Maybe this is tells us something about the danger of listening too heavily to large focus groups or following the numbers too much and maybe this is a warning that the customer rarely has any real idea about what they want, even when they appear to be paying money for it on a regular basis. But remember that Wolfenstein never had to do any of this. This series could have slipped away into the night happy to be a footnote in the history of gaming, or a preface to the much larger chapter about Doom.

Wolfenstein 3D had one job – to train people how to play a first person shooter so that when Doom came along, less minds would be blown away by that and would instead be enthralled by the strong visual style, the dark oppressive atmosphere and the high-octane run-and-gun gameplay. Maybe at some point it also taught them to collect key cards, that most rock-and-roll of gaming mechanics. Once it had done that, it never had to be heard of again.

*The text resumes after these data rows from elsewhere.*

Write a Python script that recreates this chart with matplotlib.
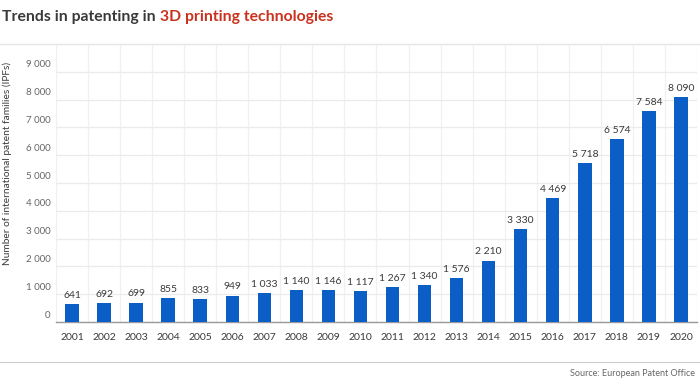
import matplotlib.pyplot as plt
import numpy as np

# data
years = [str(y) for y in range(2001, 2021)]
ipfs = [641, 692, 699, 855, 833, 949, 1033, 1140, 1146, 1117,
        1267, 1340, 1576, 2210, 3330, 4469, 5718, 6574, 7584, 8090]
y_ticks = list(range(0, 10000, 1000))

BAR_BLUE = "#0A5EC6"
TEXT_DARK = "#3a3a3a"
RED = "#C8321E"

plt.rcParams['font.family'] = ['Lato', 'DejaVu Sans']


def fmt(v):
    # thousands separated by a space, as in the source
    return f"{v:,}".replace(",", " ")


fig = plt.figure(figsize=(7, 3.8), dpi=100)
ax = fig.add_axes([0.08, 0.1526, 0.9157, 0.7314])

x = np.arange(len(years))
ax.bar(x, ipfs, width=0.42, color=BAR_BLUE, zorder=3)

for xi, v in zip(x, ipfs):
    ax.annotate(fmt(v), (xi, v), xytext=(0, 3), textcoords="offset points",
                ha="center", va="bottom", fontsize=7.5, color=TEXT_DARK)

ax.set_xlim(-0.5, len(years) - 0.5)
ax.set_ylim(0, 10000)
ax.set_xticks(x)
ax.set_xticklabels(years, fontsize=7.5, color=TEXT_DARK)
ax.set_xticks(np.arange(-0.5, len(years), 1), minor=True)
ax.set_yticks(y_ticks + [10000])
ax.set_yticklabels([])

# y labels sit a little above their gridline
for v in y_ticks:
    ax.annotate(fmt(v), (0, v), xycoords=ax.get_yaxis_transform(),
                xytext=(-4, 5), textcoords="offset points",
                ha="right", va="center", fontsize=7, color="#666666")

ax.tick_params(axis="both", which="both", length=0)
ax.tick_params(axis="x", pad=8)
ax.grid(axis="y", which="major", color="#ebebeb", lw=0.9, zorder=0)
ax.grid(axis="x", which="minor", color="#f0f0f0", lw=0.9, zorder=0)
for s in ["top", "right", "left"]:
    ax.spines[s].set_visible(False)
ax.spines["bottom"].set_color("#999999")
ax.spines["bottom"].set_linewidth(1.0)

ax.set_ylabel("Number of international patent families (IPFs)", fontsize=7.3,
              color=TEXT_DARK)
ax.yaxis.set_label_coords(-0.069, 0.57)

# title in two colours
t1 = fig.text(0.003, 0.975, "Trends in patenting in ", fontsize=11.3,
              fontweight="bold", color=TEXT_DARK, va="top", ha="left")
fig.canvas.draw()
bb = t1.get_window_extent()
fig.text(bb.x1 / fig.bbox.width, 0.975, "3D printing technologies", fontsize=11.3,
         fontweight="bold", color=RED, va="top", ha="left")

# separator lines and source
fig.add_artist(plt.Line2D([0, 1], [1 - 44 / 380, 1 - 44 / 380], color="#e6e6e6", lw=1))
fig.add_artist(plt.Line2D([0, 1], [1 - 362 / 380, 1 - 362 / 380], color="#cccccc", lw=0.8))
fig.text(0.993, 1 - 373 / 380, "Source: European Patent Office", fontsize=6.5,
         color="#666666", ha="right", va="center")

fig.savefig("out.png", dpi=100)
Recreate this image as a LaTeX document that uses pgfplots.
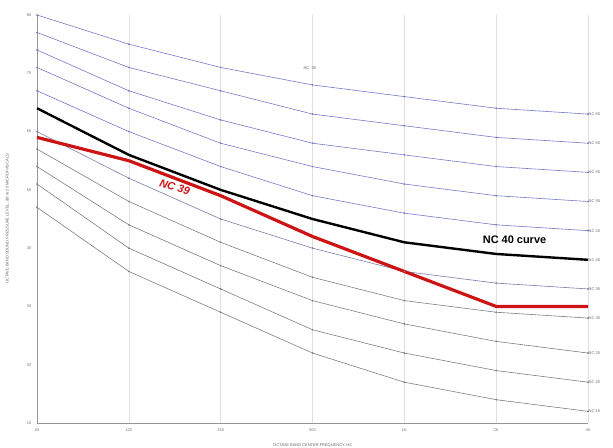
\documentclass[border=0pt]{standalone}
\usepackage{pgfplots}
\pgfplotsset{compat=1.18}
\usepackage{fontspec}
\setmainfont{Liberation Sans}
\setsansfont{Liberation Sans}
\definecolor{ncblue}{RGB}{120,120,200}
\definecolor{ncgray}{RGB}{125,125,135}
\definecolor{ncred}{RGB}{205,20,20}
\definecolor{tickgray}{RGB}{150,150,150}
\begin{document}
\begin{tikzpicture}
\begin{axis}[
  at={(0,0)}, anchor=south west,
  scale only axis, width=551bp, height=408bp,
  xmin=0, xmax=6, ymin=10, ymax=80,
  axis lines=left, axis line style={-, draw=tickgray, line width=0.8pt},
  xtick={0,1,2,3,4,5,6},
  xticklabels={63,125,250,500,1K,2K,4K},
  ytick={10,20,30,40,50,60,70,80},
  tick style={draw=none},
  xmajorgrids, grid style={draw=black!12, line width=0.4pt},
  tick label style={font=\fontsize{4}{4}\selectfont, text=black!55},
  /pgf/number format/assume math mode=true,
  xlabel={OCTAVE BAND CENTER FREQUENCY, HZ},
  ylabel={OCTAVE BAND SOUND PRESSURE LEVEL, dB re 20 MICROPASCALS},
  label style={font=\fontsize{4}{4}\selectfont, text=black!60},
  xlabel style={yshift=-5pt},
  ylabel style={yshift=11pt},
  clip=false,
  mark size=0.5pt,
]
% NC 65 .. 45 (blue)
\addplot[ncblue, line width=0.6pt, mark=*, mark options={fill=ncblue!60!black, draw=none}] coordinates {(0,80)(1,75)(2,71)(3,68)(4,66)(5,64)(6,63)};
\addplot[ncblue, line width=0.6pt, mark=*, mark options={fill=ncblue!60!black, draw=none}] coordinates {(0,77)(1,71)(2,67)(3,63)(4,61)(5,59)(6,58)};
\addplot[ncblue, line width=0.6pt, mark=*, mark options={fill=ncblue!60!black, draw=none}] coordinates {(0,74)(1,67)(2,62)(3,58)(4,56)(5,54)(6,53)};
\addplot[ncblue, line width=0.6pt, mark=*, mark options={fill=ncblue!60!black, draw=none}] coordinates {(0,71)(1,64)(2,58)(3,54)(4,51)(5,49)(6,48)};
\addplot[ncblue, line width=0.6pt, mark=*, mark options={fill=ncblue!60!black, draw=none}] coordinates {(0,67)(1,60)(2,54)(3,49)(4,46)(5,44)(6,43)};
% NC 35
\addplot[ncblue!60!gray, line width=0.6pt, mark=*, mark options={fill=ncblue!50!black, draw=none}] coordinates {(0,60)(1,52)(2,45)(3,40)(4,36)(5,34)(6,33)};
% NC 30 .. 15 (gray)
\addplot[ncgray, line width=0.6pt, mark=*, mark options={fill=black!70, draw=none}] coordinates {(0,57)(1,48)(2,41)(3,35)(4,31)(5,29)(6,28)};
\addplot[ncgray, line width=0.6pt, mark=*, mark options={fill=black!70, draw=none}] coordinates {(0,54)(1,44)(2,37)(3,31)(4,27)(5,24)(6,22)};
\addplot[ncgray, line width=0.6pt, mark=*, mark options={fill=black!70, draw=none}] coordinates {(0,51)(1,40)(2,33)(3,26)(4,22)(5,19)(6,17)};
\addplot[ncgray, line width=0.6pt, mark=*, mark options={fill=black!70, draw=none}] coordinates {(0,47)(1,36)(2,29)(3,22)(4,17)(5,14)(6,12)};
% NC 40 (black, thick)
\addplot[black, line width=2.4pt] coordinates {(0,64)(1,56)(2,50)(3,45)(4,41)(5,39)(6,38)};
% NC 39 measured (red)
\addplot[ncred, line width=3.2pt] coordinates {(0,59)(1,55)(2,49)(3,42)(4,36)(5,30)(6,30)};
% right-end labels
\foreach \v/\n in {63/65,58/60,53/55,48/50,43/45,38/40,33/35,28/30,22/25,17/20,12/15}{
  \edef\tmp{\noexpand\node[anchor=west, inner sep=0.5pt, font=\noexpand\fontsize{4}{4}\noexpand\selectfont, text=black!60] at (axis cs:6,\v) {NC \n};}
  \tmp
}
\node[font=\fontsize{4}{4}\selectfont, text=black!60] at (axis cs:2.97,70.9) {NC\ \ 39};
\node[font=\bfseries\itshape\fontsize{11}{11}\selectfont, text=ncred, rotate=-17] at (axis cs:1.5,50.5) {NC 39};
\node[font=\bfseries\fontsize{11}{11}\selectfont, text=black] at (axis cs:5.2,41.4) {NC 40 curve};
\end{axis}
\pgfresetboundingbox
\path (-37bp,-25bp) rectangle (576bp,423bp);
\end{tikzpicture}
\end{document}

It certainly didn’t have to go through the pain of rebirth to dance and jig for a mostly apathetic audience that by the numbers apparently craved the exact form of entertainment it was providing.

Wolfenstein never needed to be interesting, but this is a series that demands respect for trying, and providing lots of entertainment along the way. Maybe Wolfenstein: The New Order will be a breakout hit and catapult the franchise into the true mainstream, but even if it doesn’t, we should be happy that it is coming all the same.